Justice

The Data Can't Be Ignored: 'Stop and Frisk' Doesn't Work

Three years after the policing practice was ruled unconstitutional, a major newspaper has an epiphany.
Carlo Allegri/Reuters

Three years ago, federal Judge Shira Scheindlin declared the New York Police Department’s “stop and frisk” operations unconstitutional. An audit of these stops found that black and Latino New Yorkers were approached and patted down by police at a far higher rate than white New Yorkers, yet they rarely were found to be in illegal possession of guns or drugs. As a result, then-NYPD Commissioner Ray Kelly ordered the police force to wind down “stop and frisk” practices, which it did considerably, though the practice remained.

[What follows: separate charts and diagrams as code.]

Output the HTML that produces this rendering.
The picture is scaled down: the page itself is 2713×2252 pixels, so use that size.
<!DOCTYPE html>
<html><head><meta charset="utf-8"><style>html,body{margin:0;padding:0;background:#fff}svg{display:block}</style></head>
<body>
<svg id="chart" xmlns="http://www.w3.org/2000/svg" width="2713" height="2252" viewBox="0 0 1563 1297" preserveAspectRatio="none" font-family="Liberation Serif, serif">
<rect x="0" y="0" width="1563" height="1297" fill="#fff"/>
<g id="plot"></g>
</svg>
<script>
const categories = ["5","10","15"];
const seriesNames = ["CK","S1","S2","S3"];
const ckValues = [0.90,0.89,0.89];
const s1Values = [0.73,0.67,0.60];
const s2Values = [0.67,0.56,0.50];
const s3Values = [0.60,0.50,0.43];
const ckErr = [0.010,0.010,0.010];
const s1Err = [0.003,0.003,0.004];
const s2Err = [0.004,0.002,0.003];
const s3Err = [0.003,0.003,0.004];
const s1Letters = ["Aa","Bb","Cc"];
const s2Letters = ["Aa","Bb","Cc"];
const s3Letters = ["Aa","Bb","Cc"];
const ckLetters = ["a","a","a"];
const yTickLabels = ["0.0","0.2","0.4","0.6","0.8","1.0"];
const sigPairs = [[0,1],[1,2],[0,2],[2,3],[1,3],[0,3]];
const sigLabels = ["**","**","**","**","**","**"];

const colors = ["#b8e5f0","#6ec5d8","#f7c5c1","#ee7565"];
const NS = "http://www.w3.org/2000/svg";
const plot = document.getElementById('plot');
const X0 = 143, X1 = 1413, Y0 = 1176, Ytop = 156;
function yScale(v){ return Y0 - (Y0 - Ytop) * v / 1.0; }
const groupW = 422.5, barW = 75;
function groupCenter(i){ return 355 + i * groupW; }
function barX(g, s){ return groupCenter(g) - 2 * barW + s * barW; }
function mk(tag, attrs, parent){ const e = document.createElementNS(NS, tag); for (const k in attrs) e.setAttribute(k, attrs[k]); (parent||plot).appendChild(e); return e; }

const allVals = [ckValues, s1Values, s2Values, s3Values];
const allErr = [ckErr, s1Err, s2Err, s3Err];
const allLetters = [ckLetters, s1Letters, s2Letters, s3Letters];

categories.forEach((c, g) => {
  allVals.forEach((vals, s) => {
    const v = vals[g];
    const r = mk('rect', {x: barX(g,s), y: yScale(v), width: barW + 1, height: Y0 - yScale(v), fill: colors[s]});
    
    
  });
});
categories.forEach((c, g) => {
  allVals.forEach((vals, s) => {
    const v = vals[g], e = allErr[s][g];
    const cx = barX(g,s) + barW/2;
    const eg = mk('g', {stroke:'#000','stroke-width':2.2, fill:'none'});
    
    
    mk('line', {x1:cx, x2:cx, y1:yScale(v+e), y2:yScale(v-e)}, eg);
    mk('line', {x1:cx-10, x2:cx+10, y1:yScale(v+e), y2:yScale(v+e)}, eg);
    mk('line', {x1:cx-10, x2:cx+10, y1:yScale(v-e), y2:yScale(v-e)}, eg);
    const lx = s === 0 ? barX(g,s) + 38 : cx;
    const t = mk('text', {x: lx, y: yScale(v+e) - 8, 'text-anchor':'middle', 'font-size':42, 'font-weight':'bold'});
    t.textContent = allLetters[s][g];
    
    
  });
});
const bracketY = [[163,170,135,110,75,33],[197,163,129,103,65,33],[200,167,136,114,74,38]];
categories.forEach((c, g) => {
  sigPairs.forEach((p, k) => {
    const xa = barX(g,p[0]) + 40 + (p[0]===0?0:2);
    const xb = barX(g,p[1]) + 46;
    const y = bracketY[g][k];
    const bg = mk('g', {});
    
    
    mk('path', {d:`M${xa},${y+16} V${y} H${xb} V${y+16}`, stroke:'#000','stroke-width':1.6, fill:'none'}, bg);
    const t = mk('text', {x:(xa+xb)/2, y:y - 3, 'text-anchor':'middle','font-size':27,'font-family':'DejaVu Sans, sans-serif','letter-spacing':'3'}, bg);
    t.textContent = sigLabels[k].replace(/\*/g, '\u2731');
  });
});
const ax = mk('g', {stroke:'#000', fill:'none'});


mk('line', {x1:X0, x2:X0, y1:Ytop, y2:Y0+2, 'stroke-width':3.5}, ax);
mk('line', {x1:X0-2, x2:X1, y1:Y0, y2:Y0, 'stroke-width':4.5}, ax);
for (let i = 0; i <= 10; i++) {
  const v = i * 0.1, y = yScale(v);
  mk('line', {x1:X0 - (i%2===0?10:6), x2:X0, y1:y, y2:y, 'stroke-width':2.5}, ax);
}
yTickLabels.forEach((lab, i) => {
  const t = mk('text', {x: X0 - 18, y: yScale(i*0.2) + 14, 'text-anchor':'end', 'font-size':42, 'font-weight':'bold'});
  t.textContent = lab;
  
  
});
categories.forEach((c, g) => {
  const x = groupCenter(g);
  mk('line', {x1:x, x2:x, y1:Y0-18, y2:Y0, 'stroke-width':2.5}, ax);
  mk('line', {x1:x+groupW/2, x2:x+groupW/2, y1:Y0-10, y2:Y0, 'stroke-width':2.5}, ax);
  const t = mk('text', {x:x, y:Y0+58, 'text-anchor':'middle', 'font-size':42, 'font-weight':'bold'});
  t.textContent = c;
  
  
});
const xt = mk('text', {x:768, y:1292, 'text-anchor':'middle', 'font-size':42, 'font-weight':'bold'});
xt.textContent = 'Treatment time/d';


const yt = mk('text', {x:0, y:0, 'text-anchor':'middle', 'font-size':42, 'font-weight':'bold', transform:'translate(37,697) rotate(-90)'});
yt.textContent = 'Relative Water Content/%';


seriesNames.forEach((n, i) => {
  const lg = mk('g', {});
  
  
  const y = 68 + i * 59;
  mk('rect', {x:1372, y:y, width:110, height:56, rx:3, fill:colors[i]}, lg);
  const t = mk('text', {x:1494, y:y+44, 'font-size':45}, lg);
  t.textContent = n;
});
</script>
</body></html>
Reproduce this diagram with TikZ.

Kelly’s successor, Bill Bratton, continued to wean the NYPD off of the practice—all of which drove the acolytes of aggressive and intrusive policing crazy.

The New York Daily News editorial board, in particular, warned on August 13, 2013, that Scheindlin’s ruling “put New York directly in harm’s way with a ruling that threatens to push the city back toward the ravages of lawlessness and bloodshed.” That kind of fear-mongering language has been par for the course anytime it’s suggested that police themselves need to comply with the law when enforcing the law. Donald Trump has basically banked his entire presidential campaign on the idea that, without aggressive police tactics like “stop and frisk,” America’s cities are headed for Purge-like fates.